Figs’ popularity means they can play a central role in bringing deforested land back to life. The plants grow quickly in inhospitable places and, thanks to the endurance of the fig wasps, can survive at low densities. And the animals they attract will, to put it politely, deposit nearby the seeds of other fruits they’ve eaten, thereby introducing a healthy variety of new plants. Nigel Tucker, a restoration ecologist in Australia, has recommended that ten per cent of new plants in tropical-reforestation projects be fig seedlings. Rhett Harrison, a former fig biologist, told me that the ratio could be even higher. “My inclination is that we should be going to some of these places and just planting a few figs,” he said.

Fig trees are also sometimes the only trees left standing from former forests. In parts of India, for instance, they are considered holy, and farmers are reluctant to chop them down. “Diverse cultures developed taboos against felling fig trees,” Shanahan told me. “They said they were homes to gods and spirits, and made them places of prayer and symbols of their society.” You can’t really taste the fig’s spiritual aura in a Fig Newton, but it shines in the mythologies of world religions.
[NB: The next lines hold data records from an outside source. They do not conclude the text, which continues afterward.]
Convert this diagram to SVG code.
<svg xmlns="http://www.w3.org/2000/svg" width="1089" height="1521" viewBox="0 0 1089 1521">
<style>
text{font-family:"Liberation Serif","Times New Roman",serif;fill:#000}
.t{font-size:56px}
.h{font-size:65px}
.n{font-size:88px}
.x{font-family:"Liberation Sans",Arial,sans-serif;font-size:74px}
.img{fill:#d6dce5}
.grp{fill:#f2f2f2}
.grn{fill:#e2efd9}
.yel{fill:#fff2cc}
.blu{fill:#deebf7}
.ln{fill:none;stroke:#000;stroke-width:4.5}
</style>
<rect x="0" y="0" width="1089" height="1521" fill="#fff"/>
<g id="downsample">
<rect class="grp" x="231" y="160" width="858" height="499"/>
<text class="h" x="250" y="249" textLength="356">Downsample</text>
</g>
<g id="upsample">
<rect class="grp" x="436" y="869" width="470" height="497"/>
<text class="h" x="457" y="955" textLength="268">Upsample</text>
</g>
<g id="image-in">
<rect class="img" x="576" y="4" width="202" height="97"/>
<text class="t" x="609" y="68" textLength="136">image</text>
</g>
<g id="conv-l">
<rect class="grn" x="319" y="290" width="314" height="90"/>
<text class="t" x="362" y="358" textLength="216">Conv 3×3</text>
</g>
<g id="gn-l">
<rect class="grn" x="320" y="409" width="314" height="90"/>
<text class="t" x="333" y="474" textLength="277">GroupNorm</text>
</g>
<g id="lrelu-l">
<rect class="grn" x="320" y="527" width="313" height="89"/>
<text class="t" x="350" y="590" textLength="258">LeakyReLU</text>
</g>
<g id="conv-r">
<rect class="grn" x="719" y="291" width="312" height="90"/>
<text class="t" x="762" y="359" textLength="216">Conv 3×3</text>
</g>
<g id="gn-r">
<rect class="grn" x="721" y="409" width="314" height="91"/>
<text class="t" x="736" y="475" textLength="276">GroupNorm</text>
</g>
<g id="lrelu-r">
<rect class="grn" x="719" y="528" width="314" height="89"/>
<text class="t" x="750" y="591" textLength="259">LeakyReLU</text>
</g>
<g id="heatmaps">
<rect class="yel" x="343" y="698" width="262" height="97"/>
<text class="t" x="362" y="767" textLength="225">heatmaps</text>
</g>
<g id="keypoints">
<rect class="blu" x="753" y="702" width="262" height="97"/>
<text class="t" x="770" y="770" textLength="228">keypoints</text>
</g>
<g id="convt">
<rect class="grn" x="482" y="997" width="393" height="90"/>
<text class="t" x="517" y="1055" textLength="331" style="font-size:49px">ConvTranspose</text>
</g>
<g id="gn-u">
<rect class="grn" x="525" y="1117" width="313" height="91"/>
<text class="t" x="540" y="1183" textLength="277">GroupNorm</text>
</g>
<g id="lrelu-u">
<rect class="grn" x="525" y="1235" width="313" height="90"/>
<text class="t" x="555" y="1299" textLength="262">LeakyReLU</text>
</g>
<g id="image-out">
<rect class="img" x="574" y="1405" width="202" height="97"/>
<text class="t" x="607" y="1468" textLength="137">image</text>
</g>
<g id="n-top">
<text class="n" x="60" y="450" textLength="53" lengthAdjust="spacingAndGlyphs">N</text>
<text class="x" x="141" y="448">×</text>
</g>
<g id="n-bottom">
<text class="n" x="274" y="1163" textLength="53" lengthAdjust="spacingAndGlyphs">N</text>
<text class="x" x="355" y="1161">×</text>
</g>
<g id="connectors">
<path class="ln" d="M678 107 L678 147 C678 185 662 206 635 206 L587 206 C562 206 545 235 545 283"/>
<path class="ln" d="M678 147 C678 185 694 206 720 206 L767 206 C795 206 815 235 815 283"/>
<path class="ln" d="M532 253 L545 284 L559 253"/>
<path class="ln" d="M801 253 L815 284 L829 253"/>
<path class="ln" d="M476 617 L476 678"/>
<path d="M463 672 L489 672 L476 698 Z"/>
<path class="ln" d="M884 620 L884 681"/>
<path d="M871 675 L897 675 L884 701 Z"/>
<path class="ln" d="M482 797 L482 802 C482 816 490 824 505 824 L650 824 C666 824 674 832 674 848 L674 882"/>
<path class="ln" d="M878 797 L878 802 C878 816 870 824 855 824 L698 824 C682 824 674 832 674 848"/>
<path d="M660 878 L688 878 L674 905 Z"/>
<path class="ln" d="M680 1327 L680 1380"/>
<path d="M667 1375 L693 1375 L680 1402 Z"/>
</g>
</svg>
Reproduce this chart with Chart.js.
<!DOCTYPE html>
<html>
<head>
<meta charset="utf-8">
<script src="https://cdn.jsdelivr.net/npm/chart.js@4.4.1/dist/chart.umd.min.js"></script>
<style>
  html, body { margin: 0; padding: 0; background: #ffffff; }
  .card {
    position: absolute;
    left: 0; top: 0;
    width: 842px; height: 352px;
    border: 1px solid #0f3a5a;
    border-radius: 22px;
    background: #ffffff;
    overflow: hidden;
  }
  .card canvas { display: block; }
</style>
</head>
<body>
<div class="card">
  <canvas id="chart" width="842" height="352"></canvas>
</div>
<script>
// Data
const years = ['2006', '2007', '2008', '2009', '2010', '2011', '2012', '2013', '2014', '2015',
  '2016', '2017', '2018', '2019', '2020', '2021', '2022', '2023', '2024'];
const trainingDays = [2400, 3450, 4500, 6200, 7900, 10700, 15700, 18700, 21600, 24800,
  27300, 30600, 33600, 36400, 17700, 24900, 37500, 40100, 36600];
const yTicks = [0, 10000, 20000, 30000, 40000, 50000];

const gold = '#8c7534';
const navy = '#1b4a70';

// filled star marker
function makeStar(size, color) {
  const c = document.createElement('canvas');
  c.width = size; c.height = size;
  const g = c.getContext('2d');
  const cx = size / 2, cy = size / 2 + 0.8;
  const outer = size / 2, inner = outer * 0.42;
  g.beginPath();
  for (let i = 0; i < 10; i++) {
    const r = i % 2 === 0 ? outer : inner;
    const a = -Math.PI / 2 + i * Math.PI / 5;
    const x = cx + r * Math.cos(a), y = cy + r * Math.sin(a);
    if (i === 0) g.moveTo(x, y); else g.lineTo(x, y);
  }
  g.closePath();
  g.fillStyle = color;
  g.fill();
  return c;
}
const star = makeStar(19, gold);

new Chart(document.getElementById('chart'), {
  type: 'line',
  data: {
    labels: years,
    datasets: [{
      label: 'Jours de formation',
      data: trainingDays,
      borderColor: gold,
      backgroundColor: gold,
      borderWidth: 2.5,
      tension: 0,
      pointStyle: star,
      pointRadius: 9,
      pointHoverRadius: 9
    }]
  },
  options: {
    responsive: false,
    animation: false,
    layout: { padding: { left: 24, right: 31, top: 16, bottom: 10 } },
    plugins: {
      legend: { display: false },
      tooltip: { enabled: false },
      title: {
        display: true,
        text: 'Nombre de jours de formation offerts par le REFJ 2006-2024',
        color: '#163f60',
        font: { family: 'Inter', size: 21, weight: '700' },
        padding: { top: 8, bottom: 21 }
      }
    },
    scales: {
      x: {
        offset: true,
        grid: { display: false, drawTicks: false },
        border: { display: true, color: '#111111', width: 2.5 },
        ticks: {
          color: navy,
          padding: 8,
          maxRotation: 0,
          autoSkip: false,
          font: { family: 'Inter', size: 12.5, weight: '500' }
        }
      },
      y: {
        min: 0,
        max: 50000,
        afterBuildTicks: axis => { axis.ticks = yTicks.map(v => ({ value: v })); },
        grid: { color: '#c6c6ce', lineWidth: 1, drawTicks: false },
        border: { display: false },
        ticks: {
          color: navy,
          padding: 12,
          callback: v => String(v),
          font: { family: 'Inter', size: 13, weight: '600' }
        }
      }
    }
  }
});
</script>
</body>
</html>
Buddha found enlightenment under a fig tree, and the Egyptian pharaohs built wooden sarcophagi from Ficus sycomorus. An apple tree might have cost Adam and Eve their innocence, but a fig tree, whose leaves they used to cover their nudity, gave them back some dignity. If only they had preferred figs in the first place, we might all still live in Eden.

*This article has been revised to clarify the fact that not all fig plants require pollination to produce edible fruit.